Panel Paper: Institutional Complementarities: The Origins of Experimentation in China’s Plug-in Electric Vehicle Industry

Thursday, November 8, 2018
8229 - Lobby Level (Marriott Wardman Park)

*Names in bold indicate Presenter

John Helveston, Boston University, Yanmin Wang, Beijing Normal University, Valerie Karplus, Massachusetts Institute of Technology and Erica R.H. Fuchs, Carnegie Mellon University


A vast literature has attempted to understand technology transitions within industries, but less is known about what conditions are necessary to bring about such transitions and the potential role of policy. We apply inductive, grounded theory-building techniques to examine what prompts firms to experiment with one emerging technology platform—plug-in electric vehicles (PEVs)— in China. Triangulating annual vehicle make and model sales data from 2003-2016 (plus monthly data for the most recent five years); 112 English and Mandarin archival documents from industry, academic, and news outlets; and 51 semi-structured interviews across industry, government, and academic stakeholders, we develop four in-depth case studies.

We find that in contrast to the innovation trajectories of the multinational and Chinese arms of joint venture (JV) firms, independent domestic Chinese firms (those with no historic JV partnerships) are undertaking significant experimentation across multiple levels of China’s emerging PEV technology platform. Our results suggest that national institutions—specifically the formal JV and local content requirements—which discouraged PEV innovation in multinational firms and inhibited the capabilities of Chinese JV partners to independently develop their own PEVs resulted in a protected PEV market for independent domestic firms. The influence of these national institutions has combined with local institutional support in the form of additional market protection and subsidies and may be supporting the emergence of regional “laboratories” for diverse experimentation by Chinese independent domestic firms across the PEV technology platform.

While these findings illustrate how overlapping national and local institutions can unexpectedly lead to positive outcomes in terms of diverse experimentation in emerging technologies, the same diversity of localized conditions that leads to innovative variety may impede the emergence of strong regional or national market players in the domestic and global PEV industry (Barwick et al., 2016).

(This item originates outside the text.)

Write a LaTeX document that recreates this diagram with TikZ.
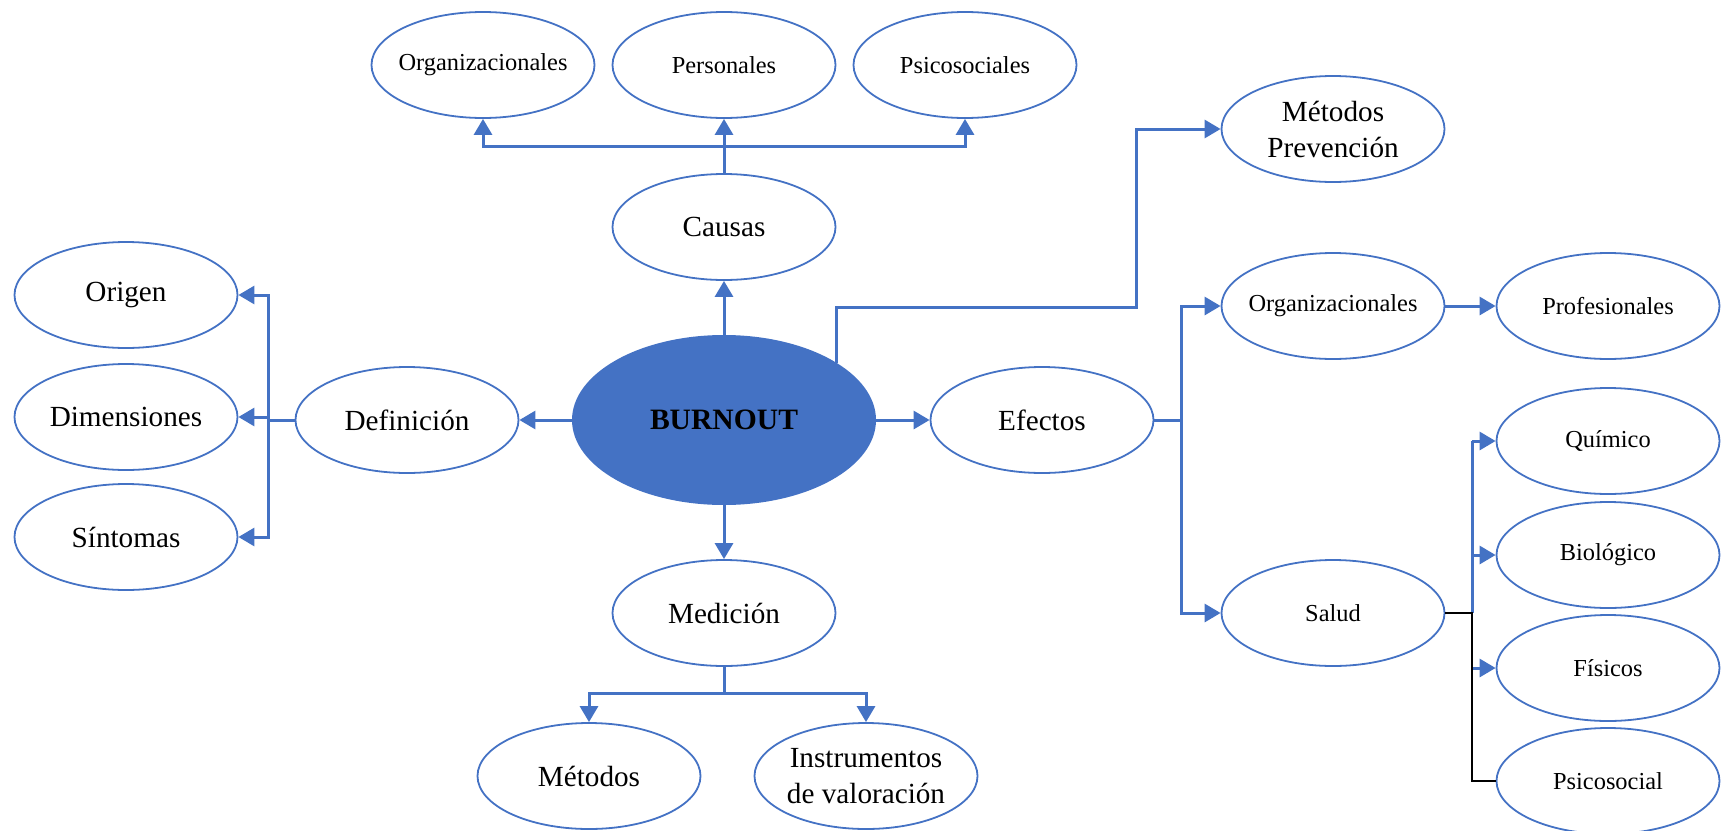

Researchers have argued that eventually exposing firms to global competition is important for sustaining a strong national innovation system in the long term (Amsden & Chu, 2003; Nelson, 1993; Brandt & Thun, 2010; Feng, 2010; Meyer, 2008). It is thus unclear if the current protection from JV firms in the PEV industry will harm independent domestic firms in the longer term by preventing them from having exposure to foreign competition or incentives to compete in the global marketplace. Greater consolidation enabled by policy or competitive pressure may be required for PEV innovations to scale beyond their early, protected regional markets.